Un élément est apporté par l’examen des membres de la Maison de la reine-mère et de la reine. En 1663, on ne trouve aucun de la Haye comme maître d’hôtel dans la Maison de la Reine-mère. En revanche, on trouve dans la Maison de la reine Marie-Thérèse, un M. de Vaudetar servant comme maître d’hôtel par quartier (premier trimestre de l’année). Il est encore présent en 1674 et en 1683 sous le nom de M. de la Haye de Vaudétar (ou Vaudétard).

Il est regrettable qu’on ne dispose pas du détail de la Maison de la reine-mère avant le mariage de Louis XIV avec Marie-Thérèse d’Autriche. M. de Vaudétar peut très bien avoir été maître d’hôtel chez la reine-mère, puis passer au service de la reine.
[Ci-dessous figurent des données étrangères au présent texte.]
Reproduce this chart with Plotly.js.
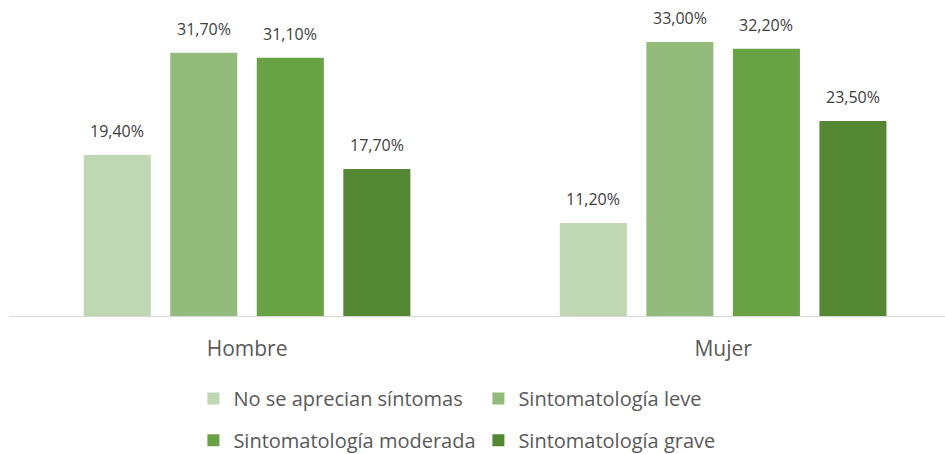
<html lang="es">
  <head>
    <meta charset="UTF-8" />
    <script src="https://cdn.plot.ly/plotly-3.0.1.min.js"></script>
    <title>Sintomatología por sexo</title>
  </head>
  <body style="margin:0">
    <div id="chart" style="width: 945px; height: 454px;"></div>
    <script>
      // categories and series
      const categories = ['Hombre', 'Mujer'];
      const seriesNames = [
        'No se aprecian síntomas',
        'Sintomatología leve',
        'Sintomatología moderada',
        'Sintomatología grave'
      ];
      const noSintomas = [19.4, 11.2];
      const leve = [31.7, 33.0];
      const moderada = [31.1, 32.2];
      const grave = [17.7, 23.5];
      const seriesValues = [noSintomas, leve, moderada, grave];
      const colors = ['#c0d7b4', '#93bc7c', '#69a244', '#548835'];

      const fontFam = 'Open Sans, Noto Sans, sans-serif';
      const fmt = v => v.toFixed(2).replace('.', ',') + '%';

      const traces = seriesNames.map((name, i) => ({
        type: 'bar',
        name: name,
        x: categories,
        y: seriesValues[i],
        marker: { color: colors[i] },
        legend: i < 2 ? 'legend' : 'legend2',
        hoverinfo: 'none'
      }));

      // data labels above each bar (offset within the group)
      const bargap = 0.273;
      const slot = (1 - bargap) / seriesNames.length;
      const annotations = [];
      seriesValues.forEach((vals, i) => {
        vals.forEach((v, c) => {
          annotations.push({
            x: c + (i - 1.5) * slot,
            y: v,
            xref: 'x',
            yref: 'y',
            text: fmt(v),
            showarrow: false,
            yanchor: 'bottom',
            yshift: 11,
            font: { family: fontFam, size: 16, color: '#404040' }
          });
        });
      });

      const legendCommon = {
        orientation: 'h',
        xanchor: 'left',
        yanchor: 'top',
        xref: 'paper',
        yref: 'container',
        x: 0.197,
        entrywidth: 240,
        itemwidth: 30,
        font: { family: fontFam, size: 20, color: '#595959' },
        bgcolor: 'rgba(0,0,0,0)'
      };

      const layout = {
        width: 945,
        height: 454,
        margin: { l: 9, r: 0, t: 0, b: 138 },
        paper_bgcolor: '#ffffff',
        plot_bgcolor: '#ffffff',
        barmode: 'group',
        bargap: bargap,
        bargroupgap: 0.225,
        xaxis: {
          type: 'category',
          range: [-0.5, 1.466],
          showline: true,
          linecolor: '#d9d9d9',
          linewidth: 1,
          ticks: 'outside',
          ticklen: 14,
          tickcolor: 'rgba(0,0,0,0)',
          tickfont: { family: fontFam, size: 21, color: '#595959' },
          showgrid: false,
          zeroline: false,
          automargin: false
        },
        yaxis: {
          range: [0, 38.07],
          visible: false,
          showgrid: false,
          zeroline: false
        },
        legend: Object.assign({}, legendCommon, { y: 0.165 }),
        legend2: Object.assign({}, legendCommon, { y: 0.073 }),
        annotations: annotations
      };

      Plotly.newPlot('chart', traces, layout, { displayModeBar: false, staticPlot: true });
    </script>
  </body>
</html>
Par ailleurs, les états des Maisons de la reine ne mentionnent malheureusement pas les prénoms.

Faut-il trancher ? Pas forcément. Les cas abondent de personnages de la cour titulaires de plusieurs charges. M. de La Haye peut très bien avoir été orfèvre du Roi et maître d’hôtel d’Anne d’Autriche, puis de la Reine.

Reste à expliquer comment M. de La Haye fut conduit à héberger dans sa propriété d’Issy les représentations de la Pastorale de Perrin et Cambert. C’est une question que peu se sont posé, et qui n’a encore trouvé aucun début de réponse.

Jean-Claude Brenac – Mai 2011

 

(1) Les Vrais créateurs de l’opéra français – 1881

(2) Les Origines de l’opéra français – 1886

(3) Ces hommes qui ont fait l’opéra – 1984

(4) Les Créateurs de l’opéra français – 1930

(5) le fief de Vaudétard s’étendait autour de l’actuel hôpital Corentin Celton. Une rue Vaudétard en rappelle aujourd’hui l’existence.

(6) A noter que il existe aujourd’hui à Issy les Moulineaux, une rue de la Pastorale d’Issy, voie moderne ainsi baptisée en avril 1987.